My brother and I suffered from hay fever in the late summer, and we would routinely get shipped north to spend August with my grandparents at their cottage on Whitefish Bay, on the eastern end of Lake Superior. I remember using the canoe to row along the shore of the lake to beaches on empty lots north or south of the cabin, where we would pretend to be shipwrecked, and build crude shelters out of driftwood, until called home for lunch.
Early movie favorites were rarely safe or encouraging influences, 20,000 Leagues Under the Sea, The Swiss Family Robinson, The Poseidon Adventure; involving shipwrecks and sinkings, but the sense of excitement, the adrenaline rush of survival scenarios were quite powerful and inspiring to my young mind.
The first sailboat my wife and I ever set foot on, was a charter boat, the schooner 'Olad' out of Camden, Maine, that we took a short afternoon cruise on one autumn while on vacation, in the late eighties. We were encouraged to help raise the mainsail, but other than that, we were along for the ride. We cruised Camden Harbor, circled the lighthouse island and returned to the docks. A fun experience at the time, but didn't make us run out and become sailors overnight.
In the early nineties, our former employers and friends sold their house, bought a sailboat and spent a year in the Caribbean with their pre-teen daughter and elderly mother, mostly hanging around the Bahamas, and then after the year ran out, they jumped right back into the rat-race, opening a printing business in Virginia. They always talk about it being a wonderful experience, but at the time, it didn't particularly strike a chord with me. Perhaps at that point in my life it sounded a bit far fetched and only for those that were 'fabulously well-to-do'.
During the nineties, in our son's youth, we did quite a bit of backpacking, usually with island destinations, Isle Royale, the South & North Manitou Islands, Drummond Island, Beaver Island, usually involving a prolonged ferry ride (you might also include Isla Mujeres in Mexico and Isle Au Haut and Isleboro in Maine). I enjoy the disconnectedness and isolation of being on an Island, away from all the noise and distractions, the simplicity of fulfilling your basic needs (shelter, food), and despite the occassional misadventure, I remember these being some of my happiest memories of us as a family. Age and time have curtailed our backpacking days, aching bones and out of shape bodies have taken all the fun out of the activity.
On a visit to Key West in the late 90s, I was looking out the window longingly at a number of boats floating around the many islands in the Keys, and my brother-in-law mentioned the fact that with my job, I wasn't necessarily tied down to an office, and there wasn't any reason why I couldn't work from a variety of locations, especially now with wireless connections starting to become more and more common.

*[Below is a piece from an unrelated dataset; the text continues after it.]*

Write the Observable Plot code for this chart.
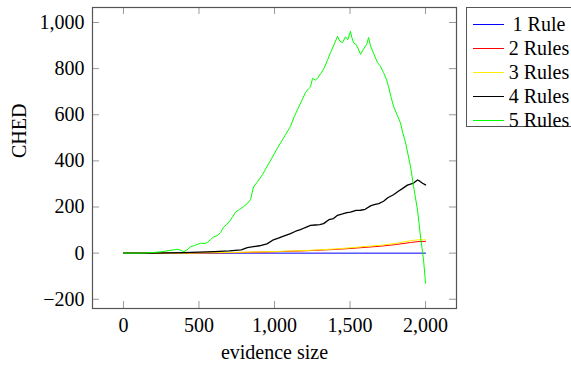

This started a virus in my head that has grown over the past few years to become a full grown tumor in the shape of a 32 foot sailboat that may or may not end up being a part of our retirement or 'empty nest' plans for the future. Only time will tell.

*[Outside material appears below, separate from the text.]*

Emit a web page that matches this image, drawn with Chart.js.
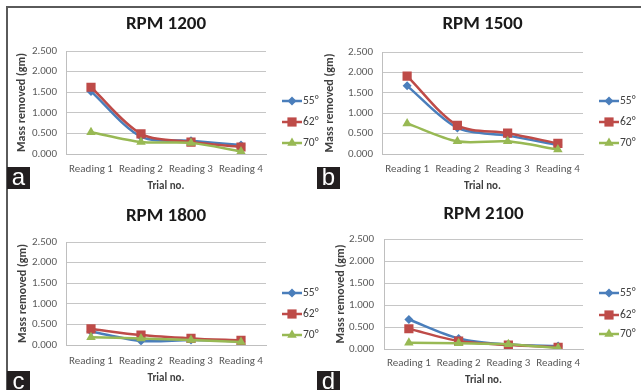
<!DOCTYPE html>
<html>
<head>
<meta charset="utf-8">
<script src="https://cdn.jsdelivr.net/npm/chart.js@4/dist/chart.umd.min.js"></script>
<style>
  html, body { margin: 0; padding: 0; background: #fff; }
  #wrap { position: relative; width: 641px; height: 390px; overflow: hidden; background: #fff; }
  canvas { position: absolute; }
  .hline { position: absolute; left: 6px; top: 6px; width: 635px; height: 2px; background: #5a5a5a; z-index: 5; }
  .vline { position: absolute; left: 6px; top: 6px; width: 2px; height: 384px; background: #5a5a5a; z-index: 5; }
  .lab { position: absolute; width: 23px; height: 22px; background: #231f20; color: #fff;
         font-family: "Liberation Sans", Arial, sans-serif; font-size: 24px; line-height: 20px;
         text-align: center; z-index: 6; }
</style>
</head>
<body>
<div id="wrap">
  <canvas id="ca" width="320" height="195" style="left:0;top:0"></canvas>
  <canvas id="cb" width="321" height="195" style="left:320px;top:0"></canvas>
  <canvas id="cc" width="320" height="195" style="left:0;top:195px"></canvas>
  <canvas id="cd" width="321" height="195" style="left:320px;top:195px"></canvas>
  <div class="hline"></div>
  <div class="vline"></div>
  <div class="lab" style="left:7px;top:167px">a</div>
  <div class="lab" style="left:317px;top:167px">b</div>
  <div class="lab" style="left:7px;top:371px">c</div>
  <div class="lab" style="left:317px;top:371px">d</div>
</div>
<script>
// ---------- DATA ----------
const categories = ['Reading 1', 'Reading 2', 'Reading 3', 'Reading 4'];
const seriesNames = ['55°', '62°', '70°'];
const panelTitles = ['RPM 1200', 'RPM 1500', 'RPM 1800', 'RPM 2100'];
const yTickValues = [0, 0.5, 1, 1.5, 2, 2.5];
const yTickLabels = ['0.000', '0.500', '1.000', '1.500', '2.000', '2.500'];
const xAxisTitle = 'Trial no.';
const yAxisTitle = 'Mass removed (gm)';

const rpm1200_55 = [1.52, 0.42, 0.32, 0.22];
const rpm1200_62 = [1.62, 0.49, 0.29, 0.17];
const rpm1200_70 = [0.53, 0.29, 0.27, 0.06];

const rpm1500_55 = [1.67, 0.64, 0.45, 0.22];
const rpm1500_62 = [1.91, 0.70, 0.51, 0.26];
const rpm1500_70 = [0.75, 0.31, 0.31, 0.11];

const rpm1800_55 = [0.33, 0.10, 0.12, 0.09];
const rpm1800_62 = [0.39, 0.24, 0.16, 0.11];
const rpm1800_70 = [0.19, 0.16, 0.12, 0.07];

const rpm2100_55 = [0.67, 0.24, 0.10, 0.07];
const rpm2100_62 = [0.46, 0.18, 0.09, 0.04];
const rpm2100_70 = [0.14, 0.13, 0.11, 0.02];

// ---------- STYLE ----------
const FONT = 'Carlito, Lato, "Open Sans", sans-serif';
const seriesStyle = [
  { color: '#4a7ebb', pointStyle: 'rectRot', radius: 4.5, order: 3 },
  { color: '#be4b48', pointStyle: 'rect', radius: 6.5, order: 2 },
  { color: '#98b954', pointStyle: 'triangle', radius: 5.5, order: 1 }
];

const panels = [
  { id: 'ca', title: panelTitles[0], data: [rpm1200_55, rpm1200_62, rpm1200_70],
    W: 320, H: 195, L: 66, R: 266, T: 51, B: 154, titleY: 24, tickRight: 57, yTitleX: 22,
    xLabelY: 169, xTitleY: 186, legendX: 282, legendY: [101, 122, 143] },
  { id: 'cb', title: panelTitles[1], data: [rpm1500_55, rpm1500_62, rpm1500_70],
    W: 321, H: 195, L: 62, R: 263, T: 52, B: 154, titleY: 24, tickRight: 53, yTitleX: 10,
    xLabelY: 169, xTitleY: 186, legendX: 279, legendY: [101, 122, 143] },
  { id: 'cc', title: panelTitles[2], data: [rpm1800_55, rpm1800_62, rpm1800_70],
    W: 320, H: 195, L: 66, R: 266, T: 47, B: 150, titleY: 21, tickRight: 57, yTitleX: 23,
    xLabelY: 166, xTitleY: 183, legendX: 282, legendY: [98, 119, 140] },
  { id: 'cd', title: panelTitles[3], data: [rpm2100_55, rpm2100_62, rpm2100_70],
    W: 321, H: 195, L: 64, R: 263, T: 44, B: 154, titleY: 19, tickRight: 54, yTitleX: 21,
    xLabelY: 168, xTitleY: 185, legendX: 279, legendY: [98, 120, 139] }
];

function drawMarker(ctx, style, x, y) {
  const r = style.radius;
  ctx.beginPath();
  if (style.pointStyle === 'rectRot') {
    ctx.moveTo(x, y - r); ctx.lineTo(x + r, y); ctx.lineTo(x, y + r); ctx.lineTo(x - r, y);
  } else if (style.pointStyle === 'rect') {
    const s = r * Math.SQRT1_2;
    ctx.rect(x - s, y - s, 2 * s, 2 * s);
  } else {
    const a = r * Math.cos(Math.PI / 6), b = r * 0.5;
    ctx.moveTo(x, y - r); ctx.lineTo(x + a, y + b); ctx.lineTo(x - a, y + b);
  }
  ctx.closePath();
  ctx.fill();
}

const legendPlugin = {
  id: 'sideLegend',
  afterDraw(chart, args, opts) {
    const ctx = chart.ctx;
    const g = opts.geom;
    ctx.save();
    chart.data.datasets.forEach((ds, i) => {
      const st = seriesStyle[i];
      const y = g.legendY[i];
      ctx.strokeStyle = st.color;
      ctx.lineWidth = 2.5;
      ctx.beginPath();
      ctx.moveTo(g.legendX, y);
      ctx.lineTo(g.legendX + 20, y);
      ctx.stroke();
      ctx.fillStyle = st.color;
      drawMarker(ctx, st, g.legendX + 10, y);
      ctx.fillStyle = '#404040';
      ctx.font = '11.5px ' + FONT;
      ctx.textBaseline = 'middle';
      ctx.textAlign = 'left';
      ctx.fillText(ds.label, g.legendX + 21, y);
    });
    ctx.restore();
  }
};

panels.forEach(p => {
  const tickFont = { family: FONT, size: 11 };
  new Chart(document.getElementById(p.id), {
    type: 'line',
    data: {
      labels: categories,
      datasets: p.data.map((vals, i) => ({
        label: seriesNames[i],
        data: vals,
        borderColor: seriesStyle[i].color,
        backgroundColor: seriesStyle[i].color,
        pointBackgroundColor: seriesStyle[i].color,
        pointBorderColor: seriesStyle[i].color,
        pointBorderWidth: 0,
        pointStyle: seriesStyle[i].pointStyle,
        pointRadius: seriesStyle[i].radius,
        borderWidth: 2.5,
        tension: 0.3,
        fill: false,
        order: seriesStyle[i].order
      }))
    },
    options: {
      responsive: false,
      animation: false,
      devicePixelRatio: 1,
      layout: { padding: { left: 0, top: 0, bottom: 0, right: p.W - p.R } },
      plugins: {
        legend: { display: false },
        tooltip: { enabled: false },
        title: {
          display: true,
          text: p.title,
          fullSize: false,
          color: '#1a1a1a',
          font: { family: FONT, size: 19, weight: 'bold', lineHeight: 1.2 },
          padding: { top: p.titleY - 11.4, bottom: p.T - p.titleY - 11.4 }
        },
        sideLegend: { geom: p }
      },
      scales: {
        x: {
          type: 'category',
          offset: true,
          grid: { display: false, drawTicks: false },
          border: { display: true, color: '#bfbfbf', width: 1 },
          ticks: { color: '#595959', font: tickFont, padding: p.xLabelY - p.B - 6.6, maxRotation: 0, autoSkip: false },
          title: { display: true, text: xAxisTitle, color: '#404040',
                   font: { family: FONT, size: 11, weight: 'bold' },
                   padding: { top: 0, bottom: p.H - p.xTitleY - 6.6 } },
          afterFit: s => { s.height = p.H - p.B; }
        },
        y: {
          min: 0, max: 2.5,
          grid: { color: '#c6c6c6', lineWidth: 1, drawTicks: false },
          border: { display: true, color: '#bfbfbf', width: 1 },
          afterBuildTicks: s => { s.ticks = yTickValues.map(v => ({ value: v })); },
          ticks: { color: '#595959', font: tickFont, padding: p.L - p.tickRight,
                   callback: (v, idx) => yTickLabels[idx] },
          title: { display: true, text: yAxisTitle, color: '#404040',
                   font: { family: FONT, size: 12, weight: 'bold' },
                   padding: { top: p.yTitleX - 7.2, bottom: 0 } },
          afterFit: s => { s.width = p.L; }
        }
      }
    },
    plugins: [legendPlugin]
  });
});
</script>
</body>
</html>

I intend this blog to be an online version of two diarys that I have been keeping regarding our seagoing misadventures. A 'sailing diary' and the actual 'ship's log' of our 1967 Chris Craft Cherokee, currently based out of Muskegon, Michigan. It may take a while to compile, and I will be backdating and editing older entries in order to maintain a timeline of sorts. I'm not sure if this journey is actually going anywhere, but hang on and try to keep dry.